Sunspot: A Solr-Powered Search Engine for Ruby

Search can make or break your website. Sunspot and Solr give you an intuitive engine that maps directly to your Ruby objects.

Show Me the Code

Here’s a Sunspot for Ruby ditty to play with. To use this code, you must first install and launch the development Solr server provided with Sunspot.

$ sudo gem install optiflag -v 0.6.5
$ sudo gem install solr-ruby
$ sudo gem install outoftime-sunspot --source=http://gems.github.com
$ sunspot-solr start

By default, the Sunspot Solr server listens to post 8983 and stores its index in /tmp. 8983 is usually used by production Solr servers and may conflict if you are already use Solr. However, you can change the port with the -p portnumber option. You can also change the index’s directory with -d /path/to/storage.

The sample application searches for books in inventory. In a nutshell, the application uses RAM to persist objects (for the purpose of demonstration) and uses Sunspot to make complex and very fast queries with Solr.

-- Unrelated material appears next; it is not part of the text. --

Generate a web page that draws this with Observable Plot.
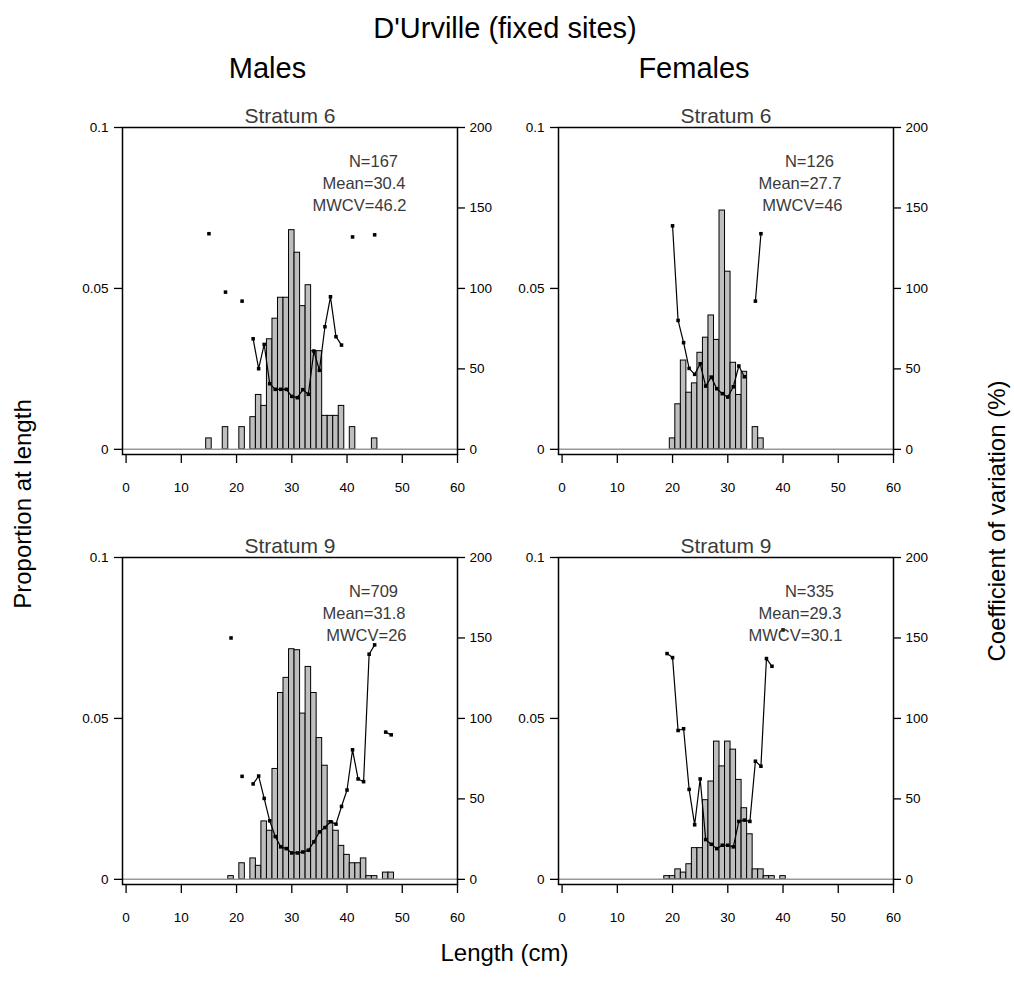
<!DOCTYPE html>
<html><head><meta charset="utf-8">
<script src="https://cdn.jsdelivr.net/npm/d3@7"></script>
<script src="https://cdn.jsdelivr.net/npm/@observablehq/plot@0.6"></script>
<style>
body{margin:0;background:#fff;}
#chart{position:relative;width:1014px;height:990px;font-family:"Liberation Sans",Arial,sans-serif;overflow:hidden;}
.panel{position:absolute;}
#overlay{position:absolute;left:0;top:0;}
</style></head><body><div id="chart"></div>
<script>
// ---- tick labels ----
const lengthTicks = [0, 10, 20, 30, 40, 50, 60];
const propTicks = [0, 0.05, 0.1];
const cvTicks = [0, 50, 100, 150, 200];

// ---- panel texts ----
const panelTitles = ["Stratum 6", "Stratum 6", "Stratum 9", "Stratum 9"];
const nValues = [167, 126, 709, 335];
const meanValues = [30.4, 27.7, 31.8, 29.3];
const mwcvValues = [46.2, 46, 26, 30.1];

// ---- Males, Stratum 6 ----
const maleS6Len  = [15, 18, 21, 23, 24, 25, 26, 27, 28, 29, 30, 31, 32, 33, 34, 35, 36, 37, 38, 39, 41, 45];
const maleS6Prop = [0.0034, 0.0069, 0.0069, 0.0100, 0.0169, 0.0135, 0.0342, 0.0406, 0.0471, 0.0471, 0.0681, 0.0611, 0.0445, 0.0510, 0.0305, 0.0305, 0.0104, 0.0104, 0.0104, 0.0135, 0.0069, 0.0034];
const maleS6CV   = [134, 97.7, 92.1, 68.7, 50.1, 65.2, 40.8, 37.3, 37.3, 37.3, 32.9, 32.1, 37.1, 34.2, 61.1, 49.1, 76.2, 94.8, 70.0, 64.8, 132, 133.3];

// ---- Females, Stratum 6 ----
const femaleS6Len  = [20, 21, 22, 23, 24, 25, 26, 27, 28, 29, 30, 31, 32, 33, 35, 36];
const femaleS6Prop = [0.0034, 0.0140, 0.0276, 0.0176, 0.0205, 0.0300, 0.0347, 0.0416, 0.0340, 0.0742, 0.0552, 0.0269, 0.0169, 0.0241, 0.0069, 0.0034];
const femaleS6CV   = [138.9, 80.1, 66.3, 50.3, 46.6, 53.2, 39.3, 44.9, 37.7, 34.6, 32.5, 38.9, 51.8, 45.1, 92.1, 134];

// ---- Males, Stratum 9 ----
const maleS9Len  = [19, 21, 23, 24, 25, 26, 27, 28, 29, 30, 31, 32, 33, 34, 35, 36, 37, 38, 39, 40, 41, 42, 43, 44, 45, 47, 48];
const maleS9Prop = [0.0010, 0.0050, 0.0065, 0.0042, 0.0180, 0.0151, 0.0343, 0.0579, 0.0626, 0.0715, 0.0712, 0.0515, 0.0660, 0.0579, 0.0439, 0.0353, 0.0180, 0.0151, 0.0104, 0.0076, 0.0050, 0.0050, 0.0065, 0.0010, 0.0010, 0.0021, 0.0021];
const maleS9CV   = [150, 64.0, 59.3, 64.2, 50.3, 36.4, 26.6, 20.2, 19.1, 16.4, 16.4, 17.0, 18.1, 23.3, 29.5, 32.2, 35.8, 34.3, 45.3, 55.5, 80.5, 62.4, 60.7, 139.9, 145.7, 91.5, 89.8];

// ---- Females, Stratum 9 ----
const femaleS9Len  = [19, 20, 21, 22, 23, 24, 25, 26, 27, 28, 29, 30, 31, 32, 33, 34, 35, 36, 37, 38, 40];
const femaleS9Prop = [0.0010, 0.0010, 0.0031, 0.0021, 0.0047, 0.0097, 0.0097, 0.0246, 0.0304, 0.0428, 0.0351, 0.0428, 0.0403, 0.0309, 0.0221, 0.0140, 0.0031, 0.0031, 0.0010, 0.0010, 0.0010];
const femaleS9CV   = [140.3, 137.8, 92.5, 93.6, 55.9, 33.9, 62.4, 24.7, 21.8, 19.1, 21.2, 21.2, 20.2, 36.0, 36.8, 36.0, 73.4, 70.3, 137.2, 132.4, 155];

const FONT = '"Liberation Sans", Arial, sans-serif';
const CV_TO_PROP = 1 / 2000; // right axis 0-200 spans the same height as 0-0.1

function makePanel(len, prop, cv, idx) {
  const rows = len.map((l, i) => ({len: l, prop: prop[i], cv: cv[i]}));
  let run = 0;
  rows.forEach((r, i) => { if (i > 0 && r.len - rows[i - 1].len > 1) run++; r.run = run; });
  const txt = {frameAnchor: "top-right", lineAnchor: "bottom", textAnchor: "end", fontSize: 16.5, fill: "#3a3a3a"};
  return Plot.plot({
    width: 445, height: 409,
    marginLeft: 60, marginRight: 50, marginTop: 32, marginBottom: 50,
    style: {background: "transparent", overflow: "visible", fontFamily: FONT, fontSize: "13.5px", color: "black"},
    x: {domain: [-0.65, 60], nice: false},
    y: {domain: [-0.0016, 0.1], nice: false},
    marks: [
      Plot.rect(rows, {x1: d => d.len - 0.5, x2: d => d.len + 0.5, y1: () => 0, y2: "prop",
        fill: "#bebebe", stroke: "black", strokeWidth: 1}),
      Plot.ruleY([0], {stroke: "#999", strokeWidth: 1.5}),
      Plot.line(rows, {x: "len", y: d => d.cv * CV_TO_PROP, z: "run", stroke: "black", strokeWidth: 1.2}),
      Plot.dot(rows, {x: "len", y: d => d.cv * CV_TO_PROP, symbol: "square", r: 2, fill: "black", stroke: "none"}),
      Plot.frame({stroke: "black", strokeWidth: 1.5}),
      Plot.axisX({ticks: lengthTicks, tickSize: 9, tickPadding: 19, label: null, tickFormat: d => String(d), strokeWidth: 1.3}),
      Plot.axisY({anchor: "left", ticks: propTicks, tickSize: 8, tickPadding: 6, label: null, tickFormat: d => String(d), strokeWidth: 1.3}),
      Plot.axisY({anchor: "right", ticks: cvTicks.map(v => v * CV_TO_PROP), tickSize: 7, tickPadding: 5, label: null,
        tickFormat: d => String(Math.round(d / CV_TO_PROP)), strokeWidth: 1.3}),
      Plot.text([panelTitles[idx]], {frameAnchor: "top", lineAnchor: "bottom", dy: -5, fontSize: 21, fill: "#3a3a3a"}),
      Plot.text([`N=${nValues[idx]}`], {...txt, dx: -59.5, dy: 39.7}),
      Plot.text([`Mean=${meanValues[idx]}`], {...txt, dx: -52, dy: 61.3}),
      Plot.text([`MWCV=${mwcvValues[idx]}`], {...txt, dx: -51, dy: 83.7})
    ]
  });
}

const chart = document.getElementById("chart");
const panels = [
  {len: maleS6Len, prop: maleS6Prop, cv: maleS6CV, left: 121.5, top: 127},
  {len: femaleS6Len, prop: femaleS6Prop, cv: femaleS6CV, left: 557.5, top: 127},
  {len: maleS9Len, prop: maleS9Prop, cv: maleS9CV, left: 121.5, top: 557},
  {len: femaleS9Len, prop: femaleS9Prop, cv: femaleS9CV, left: 557.5, top: 557}
];
panels.forEach((p, i) => {
  const el = makePanel(p.len, p.prop, p.cv, i);
  el.classList.add("panel");
  el.style.left = (p.left - 60) + "px";
  el.style.top = (p.top - 32) + "px";
  el.style.maxWidth = "none";
  chart.appendChild(el);
});

// ---- titles and shared axis labels ----
const svg = d3.select(chart).append("svg").attr("id", "overlay")
  .attr("width", 1014).attr("height", 990)
  .style("font-family", FONT).style("pointer-events", "none");
svg.append("text").attr("x", 505).attr("y", 37.5).attr("text-anchor", "middle").attr("font-size", 29).text("D'Urville (fixed sites)");
svg.append("text").attr("x", 267.5).attr("y", 77.5).attr("text-anchor", "middle").attr("font-size", 29).text("Males");
svg.append("text").attr("x", 694).attr("y", 77.5).attr("text-anchor", "middle").attr("font-size", 29).text("Females");
svg.append("text").attr("transform", "translate(31,504) rotate(-90)").attr("text-anchor", "middle").attr("font-size", 24).text("Proportion at length");
svg.append("text").attr("transform", "translate(1005,521) rotate(-90)").attr("text-anchor", "middle").attr("font-size", 24).text("Coefficient of variation (%)");
svg.append("text").attr("x", 504.5).attr("y", 961).attr("text-anchor", "middle").attr("font-size", 24).text("Length (cm)");
</script>
</body></html>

The first listing is the application; the second is an adapter named Memory that serves as a bridge between Solr and the application. More specifically, it adapts a vanilla Ruby object to provide methods needed to map from the application to Solr and vice versa.

require 'memory'

class Book
  # A book includes instance variables for
  # the author, a title, a publisher, an edition, a 10- and 13-digit
  # ISBN number, a blurb, a publication date, and a price.

  attr_accessor :author, :blurb, :edition,
    :isbn10, :isbn13, :price, :published_at, :publisher, :title

  def id
    self.object_id
  end

  def initialize( attrs = {} )
    attrs.each_pair { |attribute, value|
      self.send "#{attribute}=", value }
  end
end

Sunspot::Adapters::InstanceAdapter.register(
  Memory::InstanceAdapter, Book)

Sunspot::Adapters::DataAccessor.register(
  Memory::DataAccessor, Book )

Sunspot.setup(Book) do
  text    :author
  text    :blurb
  integer :edition
  string  :isbn10, :isbn13
  float   :price
  time    :published_at
  text    :publisher
  string  :sort_title do
    title.downcase.sub(/^(an?|the)\W+/, '') if title = self.title
  end
  text    :title
end

Sunspot.index( king = Book.new( {
  :author     => 'Stephen King',
  :blurb      => 'Things get really weird out West',
  :edition    => 1,
  :isbn10     => '1234567890',
  :isbn13     => 'abcdef0123456',
  :price      => 12.99,
  :published_at => Time.now,
  :publisher  => 'Random Number House',
  :title      => 'The Dark Tower' } ) )

Sunspot.index( reaper = Book.new( {
  :author     => 'Josh Bazell',
  :blurb      => 'A hitman becomes a doctor',
  :edition    => 1,
  :isbn10     => '9876543210',
  :isbn13     => 'abcdef1111111',
  :price      => 25.99,
  :published_at => Time.now,
  :publisher  => 'Knopf',
  :title      => 'Beat the Reaper' } ) )

Sunspot.commit

Sunspot.search( Book ) { keywords 'King' }.results.each {|x|
  puts x.title }

search2 = Sunspot.search( Book ) do
  with( :price ).less_than( 30 )
end

search2.results.each { |s| puts s.title } 

Sunspot.remove_all!( Book )
require 'rubygems'
require 'sunspot'

module Memory
  class InstanceAdapter < Sunspot::Adapters::InstanceAdapter
    def id
      @instance.object_id
    end
  end

  class DataAccessor < Sunspot::Adapters::DataAccessor
    def load( id )
      ObjectSpace._id2ref( id.to_i )
    end

    def load_all( ids )
      ids.map { |id| ObjectSpace._id2ref( id.to_i ) }
    end
  end
end

The first search returns The Dark Tower. The second seach returns both books.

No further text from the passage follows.